Audit Reveals Misallocation of World Bank Grant for Women’s Empowerment

Elizabeth Karungi
Officials from the Gender Ministry and Private Sector Foundation led by Kibenge (L) before the PAC. Credits: Parliament of Uganda

The Public Accounts Committee (PAC) has expressed concerns about the use of an 803 billion Ugandan shilling World Bank grant intended for the Generating Growth Opportunities and Productivity for Women (GROW) Project.

According to a report from the Auditor General, the grant was primarily meant to support established women-led businesses.
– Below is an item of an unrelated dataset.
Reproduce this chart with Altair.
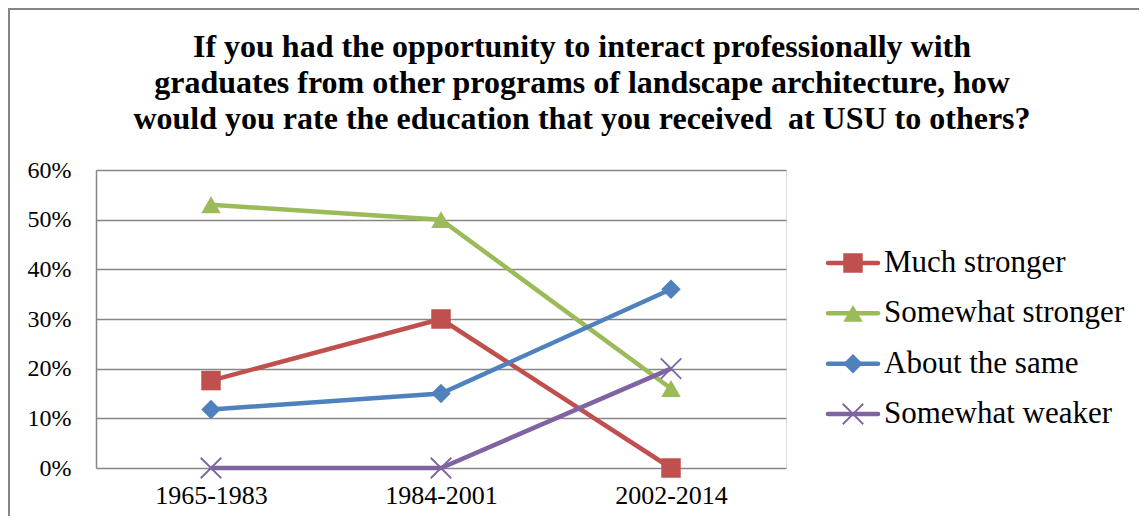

However, a large portion of the money is being used for mindset change programs, infrastructure development, and competitions instead of directly benefiting women entrepreneurs with financial aid.




The GROW Project started in January 2023 and is set to end in December 2027. It aims to support female-owned enterprises across all districts, municipalities, and cities in Uganda.




During a meeting with the PAC on Monday, 17 June 2024, the Ministry of Gender, Labour and Social Development and the Private Sector Foundation revealed that only 133 billion shillings would go directly to women. Some of the funds would be given out as loans with an interest rate of 10 percent. Committee members pointed out that even though 10 percent seems small, it is still charging Ugandans interest on money that was received as a grant.




Committee Chairperson, Hon. Muwanga Kivumbi, expressed concern about the distribution of the grant. He highlighted that only 133 billion shillings out of the total grant was allocated to direct financial support for women-led enterprises. The rest of the funds were being used by the Ministry of Gender and the Private Sector Foundation, the project’s implementing partners, for other activities.

“In simple terms, out of the US$217 million, the only money available for women to borrow from is US$35 million. This is not acceptable,” Muwanga Kivumbi said.

Alex Asiimwe, the Commissioner for Labour, Industrial Relations, and Productivity at the Gender Ministry, stated that the grants would target sectors where women are predominantly engaged and have potential for growth and job creation. He mentioned that these sectors include agribusiness, manufacturing, and hospitality, especially focusing on food and beverages, as well as crafts and decorations.




Aggrey David Kibenge, the Permanent Secretary in the Ministry of Gender, told the committee that the grant’s foundation required a comprehensive approach even though it focused on women already in business. “The project is structured in a manner that does not address only the issue of credit because we could give women credit and they might still struggle to access that credit in a bank,” he explained.

Tororo South County Member of Parliament, Hon. Fredrick Angura, called for a re-evaluation of the grant’s allocation to ensure that a more significant portion directly reaches the women entrepreneurs.